On entend parfois qu’il suffit de se fabriquer son bonheur comme on se fait du sucre à la crème, mais la vie n’a rien à voir avec une recette de cuisine. « Ce n’est pas méchant comme phrase », commentait le psychologue. « Il faut essayer d’avoir un regard positif, mais ce n’est pas aussi simple que ça, parce que ça arrive dans la vie que les conditions ne soient pas rassemblées pour qu’on puisse en faire du sucre à la crème. »

Dans une autre entrevue, l’auteur allait plus loin : « Il y a des situations qui sont vraiment lourdes, dont on ne se relève pas le lendemain. » Devant de telles situations, on ne peut pas simplement se dire de regarder la vie du bon côté. Mais on peut se donner le temps de se relever.

Pourquoi souffre-t-on?

Pour Marc-André Dufour, refuser ou être incapable de ressentir la souffrance peut être plus nocif que la souffrance elle-même. « Si j’avais une douleur au pied et que j’essayais de la geler et que je marchais dessus quand même, à un moment, la blessure s’aggraverait», explique-t-il.

La souffrance psychologique, c’est comme la souffrance physique, c’est le signe que quelque chose ne va pas bien, et « il faut y porter attention pour comprendre le message ». Parfois, c’est au travail, dans nos relations personnelles, une blessure, ou parce qu’on n’est plus en phase avec nos valeurs. Pour corriger une situation, il faut comprendre la douleur et pour ça, il faut admettre son existence.
 

Comment gérer le malheur?

La première chose à faire pour se sortir de nos sentiments malheureux, c’est de les accepter. Dès les premières pages de son livre, le psychologue écrit : « Il vaut mieux accueillir les petites et les grandes vagues d’émotions douloureuses dès qu’elles sont ressenties. » Marc-André Dufour en convient, c’est plus facile à dire qu’à faire, mais se donner enfin le droit d’être malheureux lorsqu’on vit des moments difficiles permet de mieux se connaître et de mieux gérer les prochaines fois.
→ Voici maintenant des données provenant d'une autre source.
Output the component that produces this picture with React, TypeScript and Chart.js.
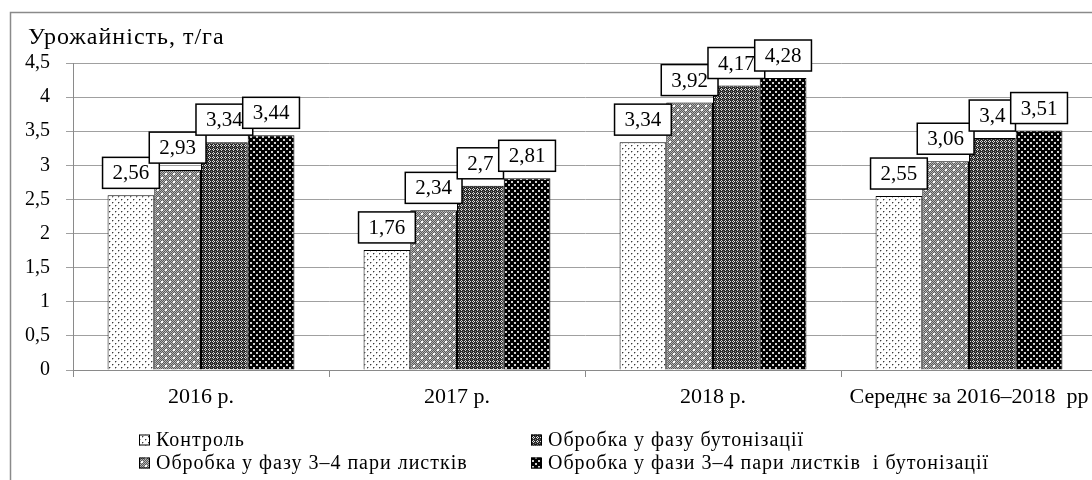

En parler avec un proche, avec un professionnel de la santé ou avec un intervenant aide à comprendre ce qui ne va pas. Même si on ne sait pas comment nommer le problème, essayer de le faire permet d’y arriver. « Partager nous oblige à mettre des mots sur ce qu’on vit, à le comprendre. » Parler de son malheur aide à passer à travers.

À quoi ça sert de pleurer?

« Il n’y a pas d’émotion négative, chaque émotion a sa raison d’être », croit Marc-André Dufour. « Pleurer quand c’est triste, c’est comme rire quand c’est drôle. Personne ne dit que ça ne sert à rien de rire. C’est parfaitement naturel. »

Comme le rire, pleurer peut aussi avoir un effet libérateur. Et pleurer permet de prévenir le repli sur soi. « Pour des gens, la tristesse est vue comme une vulnérabilité », explique le psychologue. Si elle est repoussée, la tristesse peut alors se transformer en irritabilité. Ce réflexe risque de nous couper des autres, puisque « ça crée l’effet inverse de ce dont les gens ont besoin : les autres s’éloignent au lieu d’offrir de l’aide et du soutien ».

Peut-on être toujours triste?

Même si Marc-André Dufour a écrit que nous avons le droit d’être malheureux, cela ne signifie pas qu’être continuellement malheureux soit sain.

En fait, le danger, selon lui, est de se réfugier dans une seule émotion. Car être toujours dans la tristesse ou toujours dans l’allégresse peut être tout aussi dangereux : « C’est une fuite. Il faut élargir notre palette émotionnelle. » Ce qu’il veut dire, c’est qu’être capable de vivre plusieurs émotions est beaucoup plus sain.

Le psychologue nuance donc un peu ce droit au malheur. « Il faut se donner le droit d’être malheureux, mais une personne qui est toujours dans cet état a peut-être besoin d’aide. » Et cette aide, elle existe.